Mitchell Brunings as Bob Marley. Pictures by: Helen Maybank

But behind all the rock star behaviour – the drug taking, womanising and lying – was a heart of gold and stubborn drive that simply wanted one thing. He wanted to see his beloved Jamaica united.

Set against the backdrop of civil strife that laid siege to his country, One Love tells the story of how a band of friends led by a singer ‘too black to be white and too white to be black’, who for reasons of skin colour and just the part of the island he hailed from struggled to get airtime.

Yet he persevered through rows and The Wailers splitting and became the hottest of property. Marley, played brilliantly by Dutch/Surinam singer and actor Mitchell Brunings who finished second on The Voice of Holland in 2013, grew to be the poster boy of a nation. And this wasn’t lost on its warring political factions. Stuck between Prime Minister Michael Manley (Adrian Irvine) and his CIA-backed Capitalist rival Edward Seaga (Simeon Truby), he is never just left alone to get on with it.

Alexia Khadime as Rita Marley and Mitchell Brunings as Bob Marley. Pictures by: Helen Maybank

It is pressure that drives him away following a failed assassination attempt. And living in the ‘bloody cold’ climes of London, we follow his strife and fallings out as he brought the world arguably his greatest work – Exodus.

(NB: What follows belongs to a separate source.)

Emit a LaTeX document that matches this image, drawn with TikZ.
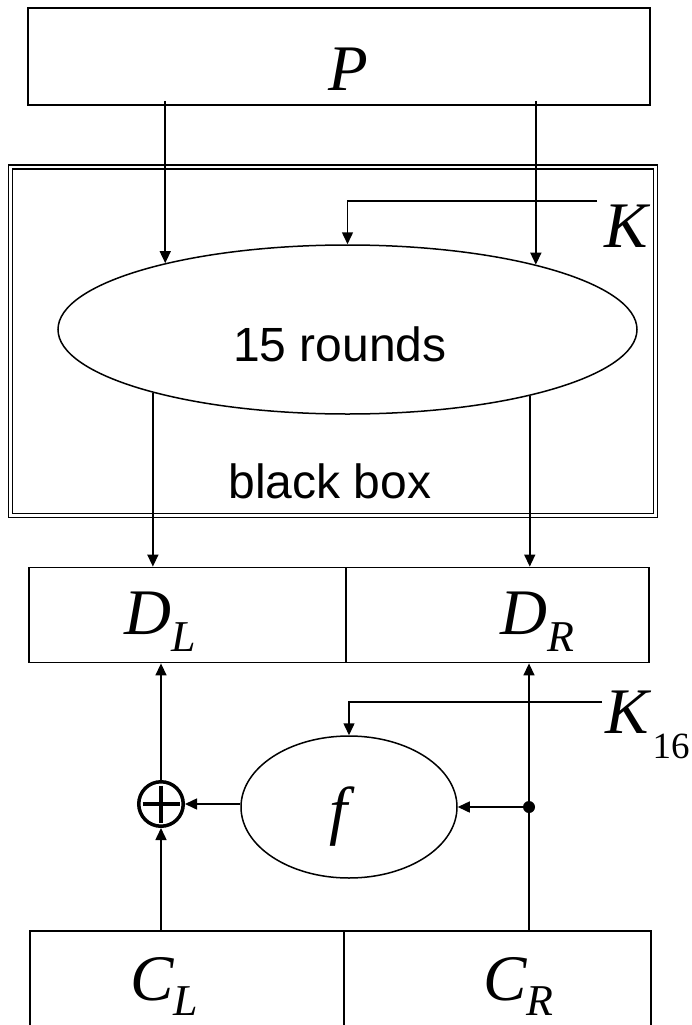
\documentclass[tikz,border=0pt]{standalone}
\usepackage{fontspec}
\setmainfont{Liberation Serif}
\setsansfont{Liberation Sans}
\usetikzlibrary{arrows.meta,shapes.geometric,calc}
\newcommand\mysub[4]{#1\kern#4\raisebox{#3}{\fontsize{44}{44}\selectfont #2}}
\begin{document}
\begin{tikzpicture}[x=1pt,y=-1pt,
  box/.style={draw, line width=1.8pt, inner sep=0, rectangle},
  arr/.style={-{Triangle[length=12pt,width=11pt]}, line width=1.5pt},
  lbl/.style={font=\fontsize{65}{65}\selectfont\itshape, inner sep=0, anchor=base west},
  sanslbl/.style={font=\fontsize{48}{48}\selectfont\sffamily, inner sep=0, anchor=base},
  ell/.style={draw, ellipse, line width=1.5pt, inner sep=0}]
\useasboundingbox (0,0) rectangle (691,1025);
% top box
\node[box, minimum width=622pt, minimum height=97pt] (Pbox) at (339,56.5) {};
\node[lbl] (P) at (328,90) {P};
% black box
\node[draw, double, double distance=2.2pt, line width=1.7pt, inner sep=0,
      minimum width=645pt, minimum height=348.5pt] (BB) at (333,341.25) {};
\node[ell, minimum width=579pt, minimum height=169pt] (R15) at (347.5,329.5) {};
\node[sanslbl] (t15) at (340,361) {15 rounds};
\node[sanslbl] (tbb) at (330,498) {black box};
\draw[arr] ($(R15.160.72 |- Pbox.south)+(0,-5)$) -- (R15.160.72);
\draw[arr] ($(R15.19.28 |- Pbox.south)+(0,-5)$) -- (R15.19.28);
\node[lbl] (K) at (604,247) {K};
\coordinate (Kin) at (597,201);
\draw[arr] (Kin) -| (R15.north);
% D boxes
\node[box, minimum width=317pt, minimum height=95pt] (DL) at (187.5,615) {};
\node[box, minimum width=303pt, minimum height=95pt] (DR) at (497.5,615) {};
\node[lbl] (DLt) at (124,634) {\mysub{D}{L}{-17pt}{0pt}};
\node[lbl] (DRt) at (500,634) {\mysub{D}{R}{-17pt}{0pt}};
\draw[arr] (R15.198.64) -- (R15.198.64 |- DL.north);
\draw[arr] (R15.340.07) -- (R15.340.07 |- DR.north);
% f
\node[ell, minimum width=216pt, minimum height=142pt] (F) at (349,807) {};
\node[font=\fontsize{65}{65}\selectfont\itshape, inner sep=0] (ft) at (339,817) {f};
\node[lbl] (K16) at (605,733) {\mysub{K}{\upshape\fontsize{37}{37}\selectfont 16}{-25pt}{4pt}};
\coordinate (K16in) at (602,702);
\draw[arr] (K16in) -| (F.north);
% xor
\node[circle, draw, line width=3.5pt, minimum size=44.5pt, inner sep=0] (X) at (161,804) {};
\draw[line width=3.5pt] ($(X.center)+(0,-18.5)$) -- ($(X.center)+(0,18.5)$)
                        ($(X.center)+(-18.5,0)$) -- ($(X.center)+(18.5,0)$);
\node[circle, fill, minimum size=12pt, inner sep=0] (dot) at (529,807) {};
% C boxes
\node[box, minimum width=314pt, minimum height=110pt] (CL) at (187,986) {};
\node[box, minimum width=307pt, minimum height=110pt] (CR) at (497.5,986) {};
\node[lbl] (CLt) at (130,1000) {\mysub{C}{L}{-15pt}{0pt}};
\node[lbl] (CRt) at (483,1000) {\mysub{C}{R}{-15pt}{0pt}};
% connectors
\draw[arr] (X) -- (X |- DL.south);
\draw[arr] (X |- CL.north) -- (X);
\draw[arr] (F.west |- X) -- (X);
\draw[arr] (dot) -- (F.east);
\draw[arr] (dot |- CR.north) -- (dot |- DR.south);
\end{tikzpicture}
\end{document}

It is here we learn the true strength of his wife Rita – the superbly watchable Alexia Khadime – and lovers of strong female characters will jump right behind her battle to fend off suitors including Miss World Cindy Breakspeare (Cat Simmons) and bring her Lion home. And friend and muse of sorts Pablo (Natey Jones) breaks up the rows and tension with the comic relief.

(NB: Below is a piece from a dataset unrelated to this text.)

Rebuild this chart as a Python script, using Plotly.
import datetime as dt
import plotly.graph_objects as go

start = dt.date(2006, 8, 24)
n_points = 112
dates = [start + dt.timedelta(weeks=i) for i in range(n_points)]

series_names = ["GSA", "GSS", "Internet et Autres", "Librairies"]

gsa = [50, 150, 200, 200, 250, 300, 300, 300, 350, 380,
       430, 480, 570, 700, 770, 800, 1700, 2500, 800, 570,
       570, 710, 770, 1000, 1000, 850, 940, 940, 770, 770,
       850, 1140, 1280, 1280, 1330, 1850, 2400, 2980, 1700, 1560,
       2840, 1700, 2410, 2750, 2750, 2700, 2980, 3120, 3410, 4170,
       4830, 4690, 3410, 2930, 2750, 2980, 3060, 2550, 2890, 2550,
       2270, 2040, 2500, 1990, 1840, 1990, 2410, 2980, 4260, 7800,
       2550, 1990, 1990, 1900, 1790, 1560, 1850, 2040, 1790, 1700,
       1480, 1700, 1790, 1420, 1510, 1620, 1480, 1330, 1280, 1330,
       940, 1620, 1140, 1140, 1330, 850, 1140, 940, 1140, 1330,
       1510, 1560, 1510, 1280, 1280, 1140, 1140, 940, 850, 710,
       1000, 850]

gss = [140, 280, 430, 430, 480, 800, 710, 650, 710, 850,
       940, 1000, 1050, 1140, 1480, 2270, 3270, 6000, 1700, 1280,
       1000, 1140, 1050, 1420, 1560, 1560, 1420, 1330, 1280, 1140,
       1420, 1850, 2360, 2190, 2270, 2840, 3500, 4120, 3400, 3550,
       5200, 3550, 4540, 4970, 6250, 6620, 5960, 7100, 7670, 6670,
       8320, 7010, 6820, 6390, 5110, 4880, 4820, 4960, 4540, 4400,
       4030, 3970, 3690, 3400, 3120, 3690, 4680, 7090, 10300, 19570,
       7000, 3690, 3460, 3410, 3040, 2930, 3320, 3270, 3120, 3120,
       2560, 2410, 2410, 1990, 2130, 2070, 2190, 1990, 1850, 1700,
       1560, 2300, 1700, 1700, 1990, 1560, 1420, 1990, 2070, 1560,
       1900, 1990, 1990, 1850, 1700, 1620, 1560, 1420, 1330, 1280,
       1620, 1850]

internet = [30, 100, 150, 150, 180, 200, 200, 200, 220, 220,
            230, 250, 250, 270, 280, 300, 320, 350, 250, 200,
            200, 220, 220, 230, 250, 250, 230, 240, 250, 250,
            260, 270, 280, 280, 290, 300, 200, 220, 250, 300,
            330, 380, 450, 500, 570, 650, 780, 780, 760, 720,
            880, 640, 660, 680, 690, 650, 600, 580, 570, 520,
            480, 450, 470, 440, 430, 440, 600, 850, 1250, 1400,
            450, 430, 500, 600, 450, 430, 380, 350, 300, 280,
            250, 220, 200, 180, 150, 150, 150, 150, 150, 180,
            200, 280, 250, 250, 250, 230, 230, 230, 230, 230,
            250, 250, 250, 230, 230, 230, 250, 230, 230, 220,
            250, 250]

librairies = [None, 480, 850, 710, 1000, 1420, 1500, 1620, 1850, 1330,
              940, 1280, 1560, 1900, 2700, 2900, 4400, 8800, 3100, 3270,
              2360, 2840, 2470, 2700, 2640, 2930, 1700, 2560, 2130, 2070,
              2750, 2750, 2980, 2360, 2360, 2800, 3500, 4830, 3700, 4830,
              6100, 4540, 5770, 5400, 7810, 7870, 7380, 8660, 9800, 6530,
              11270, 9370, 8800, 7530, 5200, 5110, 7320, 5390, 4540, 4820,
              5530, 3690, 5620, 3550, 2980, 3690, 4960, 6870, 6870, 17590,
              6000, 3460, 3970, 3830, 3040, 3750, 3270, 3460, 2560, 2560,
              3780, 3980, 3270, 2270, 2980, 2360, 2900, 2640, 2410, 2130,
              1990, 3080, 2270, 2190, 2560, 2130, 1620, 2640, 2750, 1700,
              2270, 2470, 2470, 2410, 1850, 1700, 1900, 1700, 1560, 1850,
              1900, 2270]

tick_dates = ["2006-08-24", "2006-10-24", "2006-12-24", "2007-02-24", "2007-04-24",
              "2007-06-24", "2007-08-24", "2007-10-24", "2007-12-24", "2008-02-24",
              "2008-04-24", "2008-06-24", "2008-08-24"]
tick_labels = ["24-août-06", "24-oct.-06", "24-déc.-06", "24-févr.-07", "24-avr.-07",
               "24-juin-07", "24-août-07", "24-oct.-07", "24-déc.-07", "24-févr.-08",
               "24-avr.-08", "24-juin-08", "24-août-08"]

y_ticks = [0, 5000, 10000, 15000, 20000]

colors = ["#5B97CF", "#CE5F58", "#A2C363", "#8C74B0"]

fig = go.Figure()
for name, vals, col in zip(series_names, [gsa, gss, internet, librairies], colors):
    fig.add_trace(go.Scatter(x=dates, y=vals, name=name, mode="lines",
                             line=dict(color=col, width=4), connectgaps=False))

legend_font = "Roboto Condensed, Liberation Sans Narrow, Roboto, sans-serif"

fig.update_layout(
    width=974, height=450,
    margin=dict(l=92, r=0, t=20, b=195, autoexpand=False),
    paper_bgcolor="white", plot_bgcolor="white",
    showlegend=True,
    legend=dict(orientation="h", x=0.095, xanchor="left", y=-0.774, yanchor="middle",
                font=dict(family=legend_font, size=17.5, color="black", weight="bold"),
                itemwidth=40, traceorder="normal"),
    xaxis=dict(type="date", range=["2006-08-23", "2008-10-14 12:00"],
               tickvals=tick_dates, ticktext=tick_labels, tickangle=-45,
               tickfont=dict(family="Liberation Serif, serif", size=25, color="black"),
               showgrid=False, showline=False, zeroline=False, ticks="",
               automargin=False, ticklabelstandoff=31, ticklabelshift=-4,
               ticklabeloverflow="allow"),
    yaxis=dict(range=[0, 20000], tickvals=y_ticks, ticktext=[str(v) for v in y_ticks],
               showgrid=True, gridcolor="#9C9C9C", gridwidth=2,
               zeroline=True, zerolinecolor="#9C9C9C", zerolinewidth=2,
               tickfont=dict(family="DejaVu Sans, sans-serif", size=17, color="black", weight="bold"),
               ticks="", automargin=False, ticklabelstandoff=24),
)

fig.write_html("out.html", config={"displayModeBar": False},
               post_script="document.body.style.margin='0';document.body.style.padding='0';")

It culminates with that most famous of gigs, where Bob is convinced to return home and play a peace concert for his adoring people. It was here he brought Manley and Seaga together in that iconic photograph, and when he turns to the audience to get them on their feet for a medley of his hits the political tension is shattered in one giant party where the ensemble cast join us in the aisles for a sing and dance.

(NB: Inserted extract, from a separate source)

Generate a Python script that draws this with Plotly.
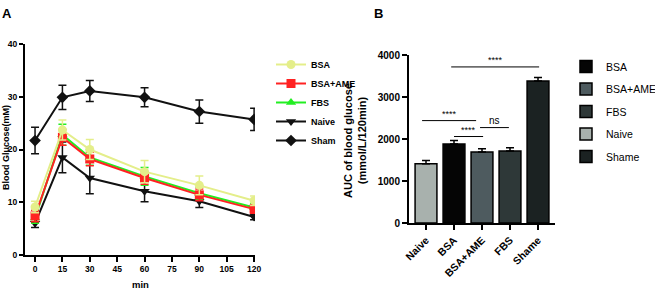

Mitchell Brunings as Bob Marley. Pictures by: Helen Maybank

A fittingly happy end to this part homage, part history lesson that teaches you so much more than you expect. It is worth picking up the program, too, for extra reading around the political setting and just to remember that music is the great unifier of even the staunchest enemies.

It is unpolished in places. Lines were stumbled and scene changes skewed. But in some ways, he would have liked the rawness. The audience who tramped out at the age certainly had nothing but One Love for what they had just witnessed.